__STATED PROBLEM__.
Start at the first line of the material below and retype each line through the one containing "import * as d3 from 'd3';", exactly.

--

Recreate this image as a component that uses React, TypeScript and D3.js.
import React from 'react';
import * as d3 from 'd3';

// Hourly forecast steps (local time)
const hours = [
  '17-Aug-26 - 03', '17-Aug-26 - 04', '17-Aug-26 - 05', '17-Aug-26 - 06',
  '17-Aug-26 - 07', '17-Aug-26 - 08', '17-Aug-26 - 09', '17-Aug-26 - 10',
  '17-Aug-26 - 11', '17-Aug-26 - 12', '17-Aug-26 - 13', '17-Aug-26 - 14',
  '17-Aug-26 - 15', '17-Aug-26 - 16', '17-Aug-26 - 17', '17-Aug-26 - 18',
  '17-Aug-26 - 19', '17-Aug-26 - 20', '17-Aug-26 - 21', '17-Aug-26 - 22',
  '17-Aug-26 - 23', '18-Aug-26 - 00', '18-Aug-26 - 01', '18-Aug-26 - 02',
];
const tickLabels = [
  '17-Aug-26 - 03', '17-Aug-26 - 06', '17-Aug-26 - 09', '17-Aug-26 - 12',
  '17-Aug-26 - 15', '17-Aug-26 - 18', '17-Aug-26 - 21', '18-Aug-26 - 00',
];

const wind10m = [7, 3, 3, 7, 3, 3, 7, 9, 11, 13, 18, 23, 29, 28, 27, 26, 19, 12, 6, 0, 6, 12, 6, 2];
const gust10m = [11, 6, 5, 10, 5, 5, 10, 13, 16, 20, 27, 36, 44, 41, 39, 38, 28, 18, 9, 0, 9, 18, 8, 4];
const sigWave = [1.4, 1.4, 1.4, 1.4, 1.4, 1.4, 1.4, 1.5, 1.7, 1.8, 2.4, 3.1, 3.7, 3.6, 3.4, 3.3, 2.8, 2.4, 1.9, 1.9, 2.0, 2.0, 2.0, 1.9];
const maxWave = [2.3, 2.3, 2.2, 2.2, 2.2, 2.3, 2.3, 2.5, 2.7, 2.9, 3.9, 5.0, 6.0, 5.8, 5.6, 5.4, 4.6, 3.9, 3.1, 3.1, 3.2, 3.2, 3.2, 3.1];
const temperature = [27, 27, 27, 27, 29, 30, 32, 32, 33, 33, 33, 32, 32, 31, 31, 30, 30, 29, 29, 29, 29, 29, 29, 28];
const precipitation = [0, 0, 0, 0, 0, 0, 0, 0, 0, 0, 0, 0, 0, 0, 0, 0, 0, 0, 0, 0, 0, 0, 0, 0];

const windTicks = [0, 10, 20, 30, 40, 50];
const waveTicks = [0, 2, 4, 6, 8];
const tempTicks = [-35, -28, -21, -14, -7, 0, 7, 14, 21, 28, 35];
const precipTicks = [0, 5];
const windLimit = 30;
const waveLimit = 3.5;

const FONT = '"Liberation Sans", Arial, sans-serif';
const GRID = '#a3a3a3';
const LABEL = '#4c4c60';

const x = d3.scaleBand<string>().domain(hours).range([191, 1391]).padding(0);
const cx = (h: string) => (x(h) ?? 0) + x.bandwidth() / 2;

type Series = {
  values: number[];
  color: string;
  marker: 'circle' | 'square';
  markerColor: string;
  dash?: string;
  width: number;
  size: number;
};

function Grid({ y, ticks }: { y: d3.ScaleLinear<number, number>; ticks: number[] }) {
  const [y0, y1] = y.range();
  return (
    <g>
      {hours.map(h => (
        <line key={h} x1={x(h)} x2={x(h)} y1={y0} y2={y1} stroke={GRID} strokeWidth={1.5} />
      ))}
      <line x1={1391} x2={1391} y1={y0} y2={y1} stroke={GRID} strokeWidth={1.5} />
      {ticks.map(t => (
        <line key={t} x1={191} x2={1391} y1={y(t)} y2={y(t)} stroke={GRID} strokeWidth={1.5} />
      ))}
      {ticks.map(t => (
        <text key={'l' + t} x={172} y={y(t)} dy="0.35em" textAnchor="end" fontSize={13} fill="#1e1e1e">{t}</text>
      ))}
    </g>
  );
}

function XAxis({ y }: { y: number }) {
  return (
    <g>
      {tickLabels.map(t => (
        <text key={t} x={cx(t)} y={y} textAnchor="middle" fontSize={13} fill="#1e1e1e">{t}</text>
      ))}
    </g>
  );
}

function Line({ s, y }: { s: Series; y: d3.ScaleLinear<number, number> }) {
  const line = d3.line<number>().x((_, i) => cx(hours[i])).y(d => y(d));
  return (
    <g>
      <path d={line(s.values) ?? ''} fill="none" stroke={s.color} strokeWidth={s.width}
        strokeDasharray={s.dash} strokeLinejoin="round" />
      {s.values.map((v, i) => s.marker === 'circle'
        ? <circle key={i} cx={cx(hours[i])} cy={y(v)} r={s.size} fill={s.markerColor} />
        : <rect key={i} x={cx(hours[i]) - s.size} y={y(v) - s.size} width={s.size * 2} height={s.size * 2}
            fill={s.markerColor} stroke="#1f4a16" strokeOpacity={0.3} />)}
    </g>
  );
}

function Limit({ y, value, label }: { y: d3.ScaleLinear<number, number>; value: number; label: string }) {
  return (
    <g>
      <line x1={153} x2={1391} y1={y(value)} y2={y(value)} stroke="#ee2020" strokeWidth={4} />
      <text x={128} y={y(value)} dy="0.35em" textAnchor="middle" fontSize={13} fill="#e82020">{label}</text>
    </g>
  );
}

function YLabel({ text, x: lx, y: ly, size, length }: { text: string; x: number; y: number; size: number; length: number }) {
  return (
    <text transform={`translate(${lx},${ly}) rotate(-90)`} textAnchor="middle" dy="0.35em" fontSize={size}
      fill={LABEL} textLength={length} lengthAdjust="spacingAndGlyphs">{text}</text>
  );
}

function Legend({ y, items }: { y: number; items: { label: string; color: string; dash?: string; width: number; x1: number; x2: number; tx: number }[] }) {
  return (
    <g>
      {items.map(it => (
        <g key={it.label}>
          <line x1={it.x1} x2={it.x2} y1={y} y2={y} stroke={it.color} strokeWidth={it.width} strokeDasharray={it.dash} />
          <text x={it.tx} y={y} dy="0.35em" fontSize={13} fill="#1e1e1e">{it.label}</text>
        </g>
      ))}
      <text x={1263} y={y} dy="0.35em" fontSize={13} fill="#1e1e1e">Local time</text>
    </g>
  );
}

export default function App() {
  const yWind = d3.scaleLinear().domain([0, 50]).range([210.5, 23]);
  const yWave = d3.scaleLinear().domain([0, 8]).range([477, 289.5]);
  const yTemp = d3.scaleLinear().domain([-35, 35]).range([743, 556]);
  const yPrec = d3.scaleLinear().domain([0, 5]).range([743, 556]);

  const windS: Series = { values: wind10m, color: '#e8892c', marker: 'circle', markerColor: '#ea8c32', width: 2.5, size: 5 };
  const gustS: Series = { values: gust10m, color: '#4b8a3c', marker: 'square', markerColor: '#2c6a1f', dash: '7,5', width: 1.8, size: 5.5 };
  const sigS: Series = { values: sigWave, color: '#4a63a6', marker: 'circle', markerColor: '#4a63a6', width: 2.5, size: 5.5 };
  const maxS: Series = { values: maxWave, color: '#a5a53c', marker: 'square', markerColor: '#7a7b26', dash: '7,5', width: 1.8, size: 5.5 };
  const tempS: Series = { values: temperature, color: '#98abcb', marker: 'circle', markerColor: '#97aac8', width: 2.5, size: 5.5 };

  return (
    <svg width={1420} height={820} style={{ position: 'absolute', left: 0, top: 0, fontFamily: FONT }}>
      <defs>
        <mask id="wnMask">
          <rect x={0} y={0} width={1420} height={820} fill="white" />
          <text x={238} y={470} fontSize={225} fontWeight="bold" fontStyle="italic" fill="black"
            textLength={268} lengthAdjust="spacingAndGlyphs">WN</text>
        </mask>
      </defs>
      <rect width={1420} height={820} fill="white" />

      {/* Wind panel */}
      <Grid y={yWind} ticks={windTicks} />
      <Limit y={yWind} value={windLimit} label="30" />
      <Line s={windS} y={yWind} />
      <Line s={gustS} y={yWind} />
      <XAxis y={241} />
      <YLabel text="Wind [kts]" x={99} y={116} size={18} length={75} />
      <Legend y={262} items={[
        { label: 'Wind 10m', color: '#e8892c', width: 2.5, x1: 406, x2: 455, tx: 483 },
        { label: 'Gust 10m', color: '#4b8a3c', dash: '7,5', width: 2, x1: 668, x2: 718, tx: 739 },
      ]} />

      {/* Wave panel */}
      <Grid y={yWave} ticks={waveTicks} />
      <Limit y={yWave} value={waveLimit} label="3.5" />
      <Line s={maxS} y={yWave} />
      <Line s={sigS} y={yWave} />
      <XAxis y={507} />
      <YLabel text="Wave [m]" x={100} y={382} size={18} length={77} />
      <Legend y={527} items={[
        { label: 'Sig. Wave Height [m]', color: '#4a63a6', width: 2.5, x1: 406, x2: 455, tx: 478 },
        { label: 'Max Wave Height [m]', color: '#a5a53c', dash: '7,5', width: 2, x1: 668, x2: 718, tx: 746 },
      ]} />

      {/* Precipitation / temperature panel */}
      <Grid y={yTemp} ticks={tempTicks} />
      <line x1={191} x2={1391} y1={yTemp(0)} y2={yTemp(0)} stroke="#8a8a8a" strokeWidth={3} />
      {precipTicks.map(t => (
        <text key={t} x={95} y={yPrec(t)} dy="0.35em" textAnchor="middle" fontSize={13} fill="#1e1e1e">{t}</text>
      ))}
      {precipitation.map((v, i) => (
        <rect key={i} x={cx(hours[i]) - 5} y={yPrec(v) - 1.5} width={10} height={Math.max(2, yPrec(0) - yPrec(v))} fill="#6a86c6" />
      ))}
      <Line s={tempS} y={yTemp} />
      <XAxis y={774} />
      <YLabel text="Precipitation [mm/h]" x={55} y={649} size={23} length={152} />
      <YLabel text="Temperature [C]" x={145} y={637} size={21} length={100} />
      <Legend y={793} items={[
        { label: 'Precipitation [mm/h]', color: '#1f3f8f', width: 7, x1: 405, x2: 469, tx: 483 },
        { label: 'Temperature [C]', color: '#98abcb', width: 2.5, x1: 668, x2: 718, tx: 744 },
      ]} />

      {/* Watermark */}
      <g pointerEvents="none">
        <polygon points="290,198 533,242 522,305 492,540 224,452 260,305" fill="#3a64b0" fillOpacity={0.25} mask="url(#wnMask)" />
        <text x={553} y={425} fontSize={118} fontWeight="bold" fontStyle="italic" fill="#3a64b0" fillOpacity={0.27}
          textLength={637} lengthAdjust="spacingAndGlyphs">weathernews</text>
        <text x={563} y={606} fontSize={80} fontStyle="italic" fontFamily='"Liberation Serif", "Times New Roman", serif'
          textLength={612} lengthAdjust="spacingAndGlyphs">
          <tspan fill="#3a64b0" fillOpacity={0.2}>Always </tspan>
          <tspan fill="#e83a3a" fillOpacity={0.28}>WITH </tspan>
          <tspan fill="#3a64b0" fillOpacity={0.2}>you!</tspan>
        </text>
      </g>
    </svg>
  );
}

--

__SOLUTION__.
Recreate this image as a component that uses React, TypeScript and D3.js.
import React from 'react';
import * as d3 from 'd3';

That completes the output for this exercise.